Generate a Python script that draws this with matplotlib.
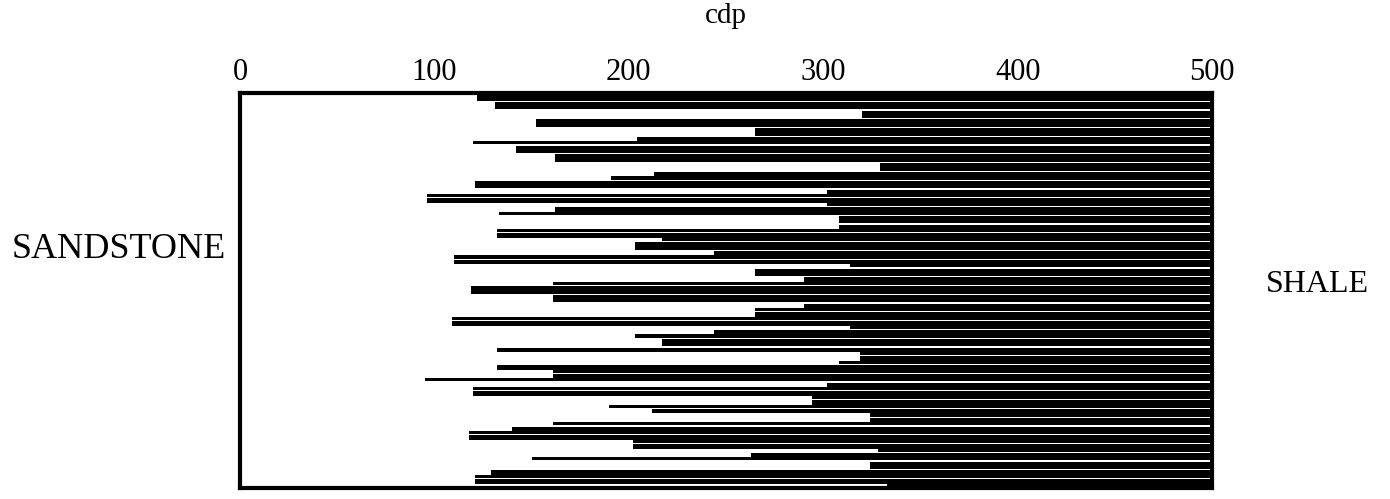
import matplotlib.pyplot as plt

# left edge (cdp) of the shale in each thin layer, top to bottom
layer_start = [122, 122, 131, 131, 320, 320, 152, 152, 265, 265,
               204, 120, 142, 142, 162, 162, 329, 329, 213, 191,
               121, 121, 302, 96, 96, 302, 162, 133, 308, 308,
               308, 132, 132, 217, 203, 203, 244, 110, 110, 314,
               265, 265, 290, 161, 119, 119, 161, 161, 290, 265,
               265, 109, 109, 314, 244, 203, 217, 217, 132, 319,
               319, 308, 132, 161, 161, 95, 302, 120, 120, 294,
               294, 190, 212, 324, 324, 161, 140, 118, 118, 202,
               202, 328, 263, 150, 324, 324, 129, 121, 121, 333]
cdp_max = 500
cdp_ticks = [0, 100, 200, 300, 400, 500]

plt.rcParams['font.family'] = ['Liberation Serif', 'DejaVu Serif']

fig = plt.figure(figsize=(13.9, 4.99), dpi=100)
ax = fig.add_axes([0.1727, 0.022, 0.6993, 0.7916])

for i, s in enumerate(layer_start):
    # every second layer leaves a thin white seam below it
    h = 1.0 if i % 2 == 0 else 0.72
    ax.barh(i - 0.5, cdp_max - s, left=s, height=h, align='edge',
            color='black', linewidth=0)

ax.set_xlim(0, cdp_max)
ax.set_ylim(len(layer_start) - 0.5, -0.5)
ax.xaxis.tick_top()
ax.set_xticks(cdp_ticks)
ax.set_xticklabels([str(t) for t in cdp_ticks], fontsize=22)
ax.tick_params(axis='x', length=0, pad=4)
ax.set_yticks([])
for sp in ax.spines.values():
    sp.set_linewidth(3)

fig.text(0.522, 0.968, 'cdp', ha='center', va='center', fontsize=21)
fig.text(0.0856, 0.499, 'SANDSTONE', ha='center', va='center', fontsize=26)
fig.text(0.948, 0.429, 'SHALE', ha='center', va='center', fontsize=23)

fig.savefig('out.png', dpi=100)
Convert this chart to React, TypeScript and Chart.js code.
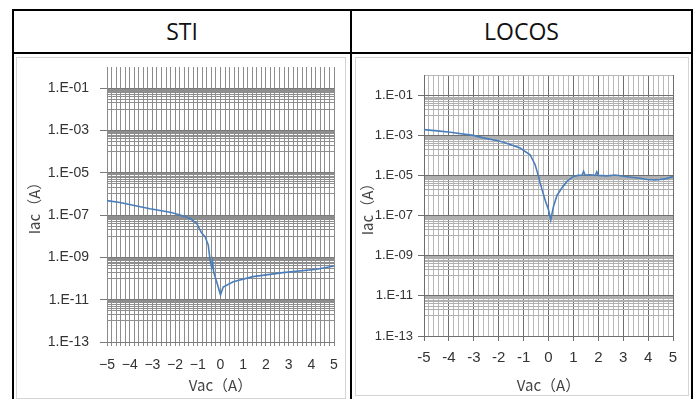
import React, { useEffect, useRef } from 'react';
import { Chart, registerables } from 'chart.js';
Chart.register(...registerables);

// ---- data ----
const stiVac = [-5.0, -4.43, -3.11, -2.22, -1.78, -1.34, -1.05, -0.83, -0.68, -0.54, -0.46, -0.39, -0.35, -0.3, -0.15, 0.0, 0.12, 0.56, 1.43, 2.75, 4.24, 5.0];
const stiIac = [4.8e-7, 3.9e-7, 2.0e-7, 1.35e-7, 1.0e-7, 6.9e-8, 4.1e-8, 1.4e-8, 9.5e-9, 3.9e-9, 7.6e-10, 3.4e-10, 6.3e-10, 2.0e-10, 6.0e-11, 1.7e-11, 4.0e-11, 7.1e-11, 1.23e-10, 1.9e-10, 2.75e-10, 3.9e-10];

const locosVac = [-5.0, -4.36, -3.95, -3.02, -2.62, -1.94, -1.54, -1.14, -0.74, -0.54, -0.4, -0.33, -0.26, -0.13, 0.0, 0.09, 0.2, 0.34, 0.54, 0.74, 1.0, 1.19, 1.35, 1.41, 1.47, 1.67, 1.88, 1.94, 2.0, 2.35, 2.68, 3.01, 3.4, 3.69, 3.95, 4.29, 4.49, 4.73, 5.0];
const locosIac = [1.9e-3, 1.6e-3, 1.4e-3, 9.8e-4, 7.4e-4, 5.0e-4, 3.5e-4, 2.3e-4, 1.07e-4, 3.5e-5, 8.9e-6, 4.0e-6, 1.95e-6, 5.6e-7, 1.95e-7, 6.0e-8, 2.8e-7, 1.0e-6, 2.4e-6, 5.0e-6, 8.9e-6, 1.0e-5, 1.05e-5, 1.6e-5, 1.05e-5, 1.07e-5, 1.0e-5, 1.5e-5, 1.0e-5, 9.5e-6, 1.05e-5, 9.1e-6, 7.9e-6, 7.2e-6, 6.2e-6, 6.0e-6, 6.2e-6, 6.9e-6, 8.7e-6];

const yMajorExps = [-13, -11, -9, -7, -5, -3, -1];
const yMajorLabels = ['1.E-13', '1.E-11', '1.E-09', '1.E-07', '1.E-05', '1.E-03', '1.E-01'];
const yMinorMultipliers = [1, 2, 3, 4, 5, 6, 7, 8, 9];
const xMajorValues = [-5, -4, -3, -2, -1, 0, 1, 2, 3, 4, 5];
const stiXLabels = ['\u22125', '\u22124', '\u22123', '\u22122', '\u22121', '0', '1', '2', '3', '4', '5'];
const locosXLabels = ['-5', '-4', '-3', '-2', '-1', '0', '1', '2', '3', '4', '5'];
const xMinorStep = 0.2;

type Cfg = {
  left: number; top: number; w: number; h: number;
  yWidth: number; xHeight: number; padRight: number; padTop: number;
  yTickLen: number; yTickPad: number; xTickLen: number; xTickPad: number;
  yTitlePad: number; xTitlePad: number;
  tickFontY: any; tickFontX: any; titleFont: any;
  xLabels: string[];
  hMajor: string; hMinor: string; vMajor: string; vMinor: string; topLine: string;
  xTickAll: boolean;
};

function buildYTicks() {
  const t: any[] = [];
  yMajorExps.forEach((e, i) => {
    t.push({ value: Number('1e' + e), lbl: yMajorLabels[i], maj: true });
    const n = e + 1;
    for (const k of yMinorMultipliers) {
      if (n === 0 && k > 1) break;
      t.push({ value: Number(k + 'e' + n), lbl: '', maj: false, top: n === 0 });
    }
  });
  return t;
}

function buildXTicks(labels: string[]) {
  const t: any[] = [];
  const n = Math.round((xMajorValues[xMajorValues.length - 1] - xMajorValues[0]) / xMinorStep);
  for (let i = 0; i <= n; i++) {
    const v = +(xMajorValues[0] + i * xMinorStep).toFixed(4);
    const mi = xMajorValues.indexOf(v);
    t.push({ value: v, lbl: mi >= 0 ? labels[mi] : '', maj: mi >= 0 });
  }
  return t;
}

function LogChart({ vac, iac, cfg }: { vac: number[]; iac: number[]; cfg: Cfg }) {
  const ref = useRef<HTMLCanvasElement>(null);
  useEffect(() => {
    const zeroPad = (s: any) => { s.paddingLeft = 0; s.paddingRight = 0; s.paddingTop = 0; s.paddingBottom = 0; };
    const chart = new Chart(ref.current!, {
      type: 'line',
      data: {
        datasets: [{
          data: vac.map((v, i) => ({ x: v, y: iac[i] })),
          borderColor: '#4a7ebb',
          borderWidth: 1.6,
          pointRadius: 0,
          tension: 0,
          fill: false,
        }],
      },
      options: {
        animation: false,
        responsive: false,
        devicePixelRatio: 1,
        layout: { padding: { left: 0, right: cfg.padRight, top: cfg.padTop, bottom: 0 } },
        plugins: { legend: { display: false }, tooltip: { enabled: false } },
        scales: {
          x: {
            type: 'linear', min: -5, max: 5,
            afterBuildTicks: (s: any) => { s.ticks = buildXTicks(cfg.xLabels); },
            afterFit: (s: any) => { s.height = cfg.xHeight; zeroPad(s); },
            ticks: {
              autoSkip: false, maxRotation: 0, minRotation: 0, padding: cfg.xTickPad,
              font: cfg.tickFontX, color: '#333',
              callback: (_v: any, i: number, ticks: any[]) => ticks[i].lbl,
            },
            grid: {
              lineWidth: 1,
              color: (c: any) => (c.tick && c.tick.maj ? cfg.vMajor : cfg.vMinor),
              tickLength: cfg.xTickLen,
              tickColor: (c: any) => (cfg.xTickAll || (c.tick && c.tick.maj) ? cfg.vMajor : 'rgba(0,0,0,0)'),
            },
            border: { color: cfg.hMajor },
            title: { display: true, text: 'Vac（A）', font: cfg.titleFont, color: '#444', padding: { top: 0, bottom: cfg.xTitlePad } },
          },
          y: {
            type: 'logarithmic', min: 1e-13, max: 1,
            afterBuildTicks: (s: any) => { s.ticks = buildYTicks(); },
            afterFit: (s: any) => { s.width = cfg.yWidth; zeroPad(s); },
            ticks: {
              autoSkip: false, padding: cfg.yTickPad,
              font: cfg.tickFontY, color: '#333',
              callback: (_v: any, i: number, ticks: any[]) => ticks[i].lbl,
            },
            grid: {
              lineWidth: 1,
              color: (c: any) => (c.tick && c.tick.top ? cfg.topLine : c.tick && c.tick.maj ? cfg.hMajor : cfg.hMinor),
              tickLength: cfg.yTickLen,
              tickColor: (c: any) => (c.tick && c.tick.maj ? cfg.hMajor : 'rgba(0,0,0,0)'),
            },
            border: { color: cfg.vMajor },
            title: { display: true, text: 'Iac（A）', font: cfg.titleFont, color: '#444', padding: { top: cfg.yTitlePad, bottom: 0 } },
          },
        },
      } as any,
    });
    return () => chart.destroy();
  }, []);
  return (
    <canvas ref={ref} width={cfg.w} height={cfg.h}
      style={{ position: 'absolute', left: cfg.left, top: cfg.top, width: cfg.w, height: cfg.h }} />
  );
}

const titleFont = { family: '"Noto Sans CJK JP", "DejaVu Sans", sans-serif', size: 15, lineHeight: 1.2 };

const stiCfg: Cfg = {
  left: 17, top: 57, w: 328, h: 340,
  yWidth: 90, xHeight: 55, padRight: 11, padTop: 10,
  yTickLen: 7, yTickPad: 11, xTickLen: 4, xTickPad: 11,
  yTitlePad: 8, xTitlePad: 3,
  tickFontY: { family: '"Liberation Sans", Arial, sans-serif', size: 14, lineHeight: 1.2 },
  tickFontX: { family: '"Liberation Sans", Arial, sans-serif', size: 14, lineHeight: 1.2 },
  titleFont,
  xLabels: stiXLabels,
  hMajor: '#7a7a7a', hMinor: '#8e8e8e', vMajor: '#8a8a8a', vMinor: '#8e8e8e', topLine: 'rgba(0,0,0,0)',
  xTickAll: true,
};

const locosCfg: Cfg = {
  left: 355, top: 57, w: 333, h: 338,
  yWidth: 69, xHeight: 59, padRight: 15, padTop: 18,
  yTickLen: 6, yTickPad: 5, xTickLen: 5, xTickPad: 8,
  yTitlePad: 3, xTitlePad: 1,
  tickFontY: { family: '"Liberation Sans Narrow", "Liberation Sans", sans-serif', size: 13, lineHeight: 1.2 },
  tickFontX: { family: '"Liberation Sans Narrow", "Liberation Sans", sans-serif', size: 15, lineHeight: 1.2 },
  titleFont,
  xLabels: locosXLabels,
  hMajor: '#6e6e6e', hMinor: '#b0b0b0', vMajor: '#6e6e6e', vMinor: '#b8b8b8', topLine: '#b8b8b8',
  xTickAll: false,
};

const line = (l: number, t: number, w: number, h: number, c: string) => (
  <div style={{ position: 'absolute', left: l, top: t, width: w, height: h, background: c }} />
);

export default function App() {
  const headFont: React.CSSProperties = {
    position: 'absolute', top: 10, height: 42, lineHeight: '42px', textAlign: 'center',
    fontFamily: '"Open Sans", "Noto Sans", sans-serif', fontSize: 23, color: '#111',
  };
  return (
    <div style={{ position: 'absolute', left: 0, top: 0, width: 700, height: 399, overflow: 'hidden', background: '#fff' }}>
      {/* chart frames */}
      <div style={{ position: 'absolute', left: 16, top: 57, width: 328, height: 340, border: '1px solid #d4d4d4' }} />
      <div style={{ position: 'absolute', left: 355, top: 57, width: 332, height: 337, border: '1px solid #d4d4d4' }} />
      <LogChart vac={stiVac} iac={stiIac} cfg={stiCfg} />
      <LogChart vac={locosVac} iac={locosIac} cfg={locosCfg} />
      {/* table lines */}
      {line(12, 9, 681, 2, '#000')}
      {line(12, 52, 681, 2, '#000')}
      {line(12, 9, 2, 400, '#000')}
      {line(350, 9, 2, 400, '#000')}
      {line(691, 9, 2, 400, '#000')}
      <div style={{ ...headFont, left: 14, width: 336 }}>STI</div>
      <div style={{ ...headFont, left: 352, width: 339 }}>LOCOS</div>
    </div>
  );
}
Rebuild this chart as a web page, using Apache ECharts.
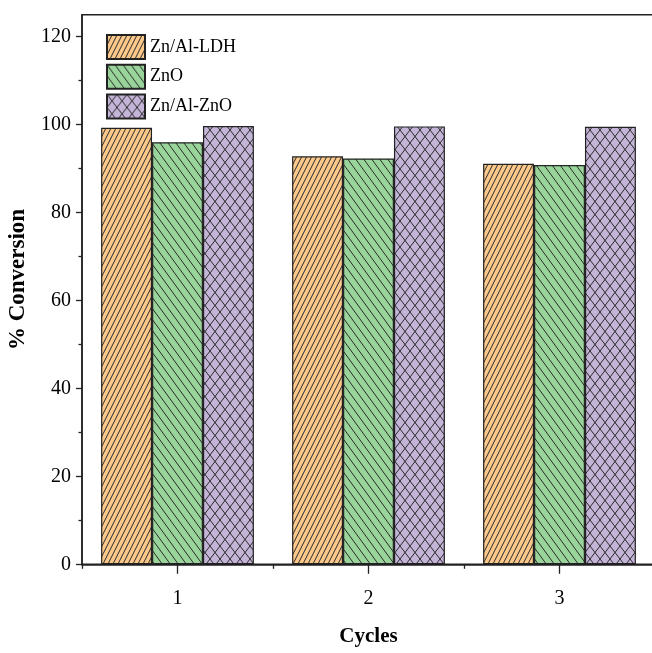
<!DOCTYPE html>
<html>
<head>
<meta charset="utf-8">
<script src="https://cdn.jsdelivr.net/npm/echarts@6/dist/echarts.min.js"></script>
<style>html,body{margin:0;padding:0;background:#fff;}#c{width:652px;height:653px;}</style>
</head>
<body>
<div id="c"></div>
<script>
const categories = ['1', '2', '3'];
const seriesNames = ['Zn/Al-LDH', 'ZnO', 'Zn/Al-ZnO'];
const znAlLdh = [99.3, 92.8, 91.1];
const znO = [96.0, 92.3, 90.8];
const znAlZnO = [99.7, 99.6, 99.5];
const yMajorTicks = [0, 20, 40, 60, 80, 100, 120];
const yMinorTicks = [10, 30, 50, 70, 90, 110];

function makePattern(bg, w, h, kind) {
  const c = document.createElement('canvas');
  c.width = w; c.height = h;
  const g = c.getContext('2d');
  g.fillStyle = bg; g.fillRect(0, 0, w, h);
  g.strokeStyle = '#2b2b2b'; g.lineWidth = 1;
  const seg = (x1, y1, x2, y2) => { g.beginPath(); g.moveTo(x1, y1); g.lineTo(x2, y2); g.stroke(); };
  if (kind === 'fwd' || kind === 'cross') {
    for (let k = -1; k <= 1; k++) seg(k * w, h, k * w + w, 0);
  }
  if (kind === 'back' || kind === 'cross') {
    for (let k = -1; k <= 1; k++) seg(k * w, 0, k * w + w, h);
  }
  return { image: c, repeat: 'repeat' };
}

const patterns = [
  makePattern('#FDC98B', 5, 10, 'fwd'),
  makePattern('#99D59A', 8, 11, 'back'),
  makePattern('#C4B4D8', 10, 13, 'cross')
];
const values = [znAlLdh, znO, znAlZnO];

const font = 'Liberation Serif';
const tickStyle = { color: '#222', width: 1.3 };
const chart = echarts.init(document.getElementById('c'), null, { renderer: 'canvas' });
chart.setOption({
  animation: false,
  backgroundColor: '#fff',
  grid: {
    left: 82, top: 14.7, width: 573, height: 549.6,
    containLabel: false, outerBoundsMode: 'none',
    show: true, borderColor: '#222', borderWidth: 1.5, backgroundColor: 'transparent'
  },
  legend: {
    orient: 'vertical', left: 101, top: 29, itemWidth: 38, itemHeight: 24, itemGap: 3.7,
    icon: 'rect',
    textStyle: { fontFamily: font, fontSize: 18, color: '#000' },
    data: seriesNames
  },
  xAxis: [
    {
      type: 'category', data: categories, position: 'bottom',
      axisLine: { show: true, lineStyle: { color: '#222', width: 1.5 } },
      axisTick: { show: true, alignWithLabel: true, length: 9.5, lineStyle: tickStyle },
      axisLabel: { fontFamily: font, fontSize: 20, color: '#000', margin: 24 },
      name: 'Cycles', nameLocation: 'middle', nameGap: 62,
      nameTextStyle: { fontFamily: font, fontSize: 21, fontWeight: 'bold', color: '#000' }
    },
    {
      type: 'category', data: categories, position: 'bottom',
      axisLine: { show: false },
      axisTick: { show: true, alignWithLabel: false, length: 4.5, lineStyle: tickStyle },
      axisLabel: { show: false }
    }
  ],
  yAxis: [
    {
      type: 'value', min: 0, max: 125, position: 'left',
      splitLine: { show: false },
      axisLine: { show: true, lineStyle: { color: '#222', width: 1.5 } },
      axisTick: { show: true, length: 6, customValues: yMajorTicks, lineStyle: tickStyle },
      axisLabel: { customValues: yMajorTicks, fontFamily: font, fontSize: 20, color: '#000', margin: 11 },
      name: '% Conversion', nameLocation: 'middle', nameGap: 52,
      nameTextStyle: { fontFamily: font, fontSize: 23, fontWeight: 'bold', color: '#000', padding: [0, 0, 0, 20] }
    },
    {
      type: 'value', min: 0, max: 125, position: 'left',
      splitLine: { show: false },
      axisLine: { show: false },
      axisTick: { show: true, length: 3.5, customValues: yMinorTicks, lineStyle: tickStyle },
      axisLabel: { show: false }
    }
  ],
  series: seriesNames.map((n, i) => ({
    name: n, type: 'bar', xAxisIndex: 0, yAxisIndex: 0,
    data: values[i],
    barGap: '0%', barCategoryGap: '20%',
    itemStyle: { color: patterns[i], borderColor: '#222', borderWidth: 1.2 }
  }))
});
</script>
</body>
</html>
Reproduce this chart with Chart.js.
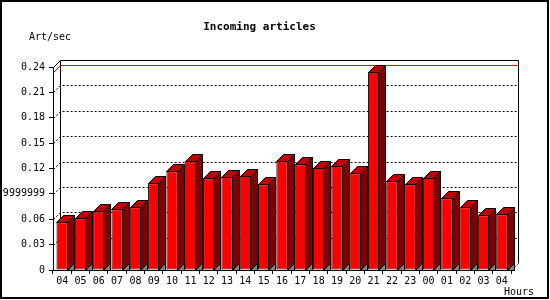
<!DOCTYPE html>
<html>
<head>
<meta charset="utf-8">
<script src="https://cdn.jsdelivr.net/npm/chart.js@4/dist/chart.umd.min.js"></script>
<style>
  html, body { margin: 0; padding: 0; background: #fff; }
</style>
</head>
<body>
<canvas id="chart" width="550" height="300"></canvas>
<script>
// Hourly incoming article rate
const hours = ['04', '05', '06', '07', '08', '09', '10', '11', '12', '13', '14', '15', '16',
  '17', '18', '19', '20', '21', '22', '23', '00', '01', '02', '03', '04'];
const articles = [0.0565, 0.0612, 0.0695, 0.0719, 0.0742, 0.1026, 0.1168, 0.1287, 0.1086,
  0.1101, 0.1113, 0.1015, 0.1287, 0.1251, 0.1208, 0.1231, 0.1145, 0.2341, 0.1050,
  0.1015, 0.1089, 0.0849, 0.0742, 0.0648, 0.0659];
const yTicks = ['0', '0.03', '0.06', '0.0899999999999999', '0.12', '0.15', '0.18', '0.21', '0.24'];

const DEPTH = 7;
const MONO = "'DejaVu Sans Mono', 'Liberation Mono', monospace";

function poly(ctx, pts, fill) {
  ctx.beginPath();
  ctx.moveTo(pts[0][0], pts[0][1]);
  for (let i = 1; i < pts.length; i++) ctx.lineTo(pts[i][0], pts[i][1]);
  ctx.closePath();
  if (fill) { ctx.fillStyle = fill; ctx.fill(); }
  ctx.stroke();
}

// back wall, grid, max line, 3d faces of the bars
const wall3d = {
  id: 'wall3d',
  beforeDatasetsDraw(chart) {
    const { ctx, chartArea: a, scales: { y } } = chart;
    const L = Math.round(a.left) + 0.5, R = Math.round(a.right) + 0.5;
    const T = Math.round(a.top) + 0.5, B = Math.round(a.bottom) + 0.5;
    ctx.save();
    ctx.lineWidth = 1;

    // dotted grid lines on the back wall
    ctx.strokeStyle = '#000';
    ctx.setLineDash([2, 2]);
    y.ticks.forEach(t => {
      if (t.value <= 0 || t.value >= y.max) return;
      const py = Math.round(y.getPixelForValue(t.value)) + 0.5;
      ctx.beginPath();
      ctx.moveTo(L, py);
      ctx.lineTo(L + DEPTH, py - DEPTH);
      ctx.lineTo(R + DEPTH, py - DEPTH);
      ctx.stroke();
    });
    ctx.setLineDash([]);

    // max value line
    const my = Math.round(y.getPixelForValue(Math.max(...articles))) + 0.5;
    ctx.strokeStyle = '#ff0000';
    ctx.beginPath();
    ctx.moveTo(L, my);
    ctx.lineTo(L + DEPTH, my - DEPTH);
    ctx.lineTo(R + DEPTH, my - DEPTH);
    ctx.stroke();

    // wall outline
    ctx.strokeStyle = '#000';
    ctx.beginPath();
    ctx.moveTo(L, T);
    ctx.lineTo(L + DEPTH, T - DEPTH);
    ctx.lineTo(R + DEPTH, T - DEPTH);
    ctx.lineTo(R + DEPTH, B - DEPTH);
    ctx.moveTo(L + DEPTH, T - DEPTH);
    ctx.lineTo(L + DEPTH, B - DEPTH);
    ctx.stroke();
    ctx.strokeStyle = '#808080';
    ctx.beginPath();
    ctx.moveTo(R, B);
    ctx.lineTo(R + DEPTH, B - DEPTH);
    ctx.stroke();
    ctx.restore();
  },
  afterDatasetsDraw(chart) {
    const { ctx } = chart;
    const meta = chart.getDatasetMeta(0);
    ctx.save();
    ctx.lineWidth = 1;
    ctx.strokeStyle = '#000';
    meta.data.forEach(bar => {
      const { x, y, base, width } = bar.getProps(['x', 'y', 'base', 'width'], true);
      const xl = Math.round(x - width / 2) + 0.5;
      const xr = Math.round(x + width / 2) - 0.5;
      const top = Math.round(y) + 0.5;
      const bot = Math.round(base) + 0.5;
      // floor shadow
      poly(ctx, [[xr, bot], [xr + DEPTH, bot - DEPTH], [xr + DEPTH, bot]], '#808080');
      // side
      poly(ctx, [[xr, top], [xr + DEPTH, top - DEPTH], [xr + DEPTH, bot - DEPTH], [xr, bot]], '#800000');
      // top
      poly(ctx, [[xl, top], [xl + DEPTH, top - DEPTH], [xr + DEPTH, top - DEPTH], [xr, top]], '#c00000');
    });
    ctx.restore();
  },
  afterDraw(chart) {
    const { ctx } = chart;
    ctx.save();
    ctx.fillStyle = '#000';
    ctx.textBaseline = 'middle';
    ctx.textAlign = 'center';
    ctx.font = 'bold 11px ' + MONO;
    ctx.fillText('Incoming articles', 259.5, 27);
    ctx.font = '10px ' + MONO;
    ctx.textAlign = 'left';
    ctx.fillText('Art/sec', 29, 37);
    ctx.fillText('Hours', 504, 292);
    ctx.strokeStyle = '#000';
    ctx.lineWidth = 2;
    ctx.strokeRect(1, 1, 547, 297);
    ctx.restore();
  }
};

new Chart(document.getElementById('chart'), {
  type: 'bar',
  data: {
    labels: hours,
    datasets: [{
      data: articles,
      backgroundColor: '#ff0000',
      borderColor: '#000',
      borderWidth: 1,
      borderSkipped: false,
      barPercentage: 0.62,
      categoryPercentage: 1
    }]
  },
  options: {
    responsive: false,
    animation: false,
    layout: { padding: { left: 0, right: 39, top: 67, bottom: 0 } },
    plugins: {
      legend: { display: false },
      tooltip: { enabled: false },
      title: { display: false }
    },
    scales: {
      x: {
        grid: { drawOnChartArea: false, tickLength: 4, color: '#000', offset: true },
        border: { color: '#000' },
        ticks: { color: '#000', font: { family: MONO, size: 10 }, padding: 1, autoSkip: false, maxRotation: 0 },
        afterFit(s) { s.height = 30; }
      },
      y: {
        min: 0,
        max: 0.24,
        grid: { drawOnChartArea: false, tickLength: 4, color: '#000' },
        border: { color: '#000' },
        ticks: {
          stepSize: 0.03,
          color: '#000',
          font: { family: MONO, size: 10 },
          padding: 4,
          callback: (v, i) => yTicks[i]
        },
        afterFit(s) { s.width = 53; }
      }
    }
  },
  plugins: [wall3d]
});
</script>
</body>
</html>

● Request:
Repeat only the lines between the start of the data and the line with "import matplotlib.pyplot as plt", including those two lines, and skip the pictures.

● Written response:
Generate a Python script that draws this with matplotlib.
import matplotlib.pyplot as plt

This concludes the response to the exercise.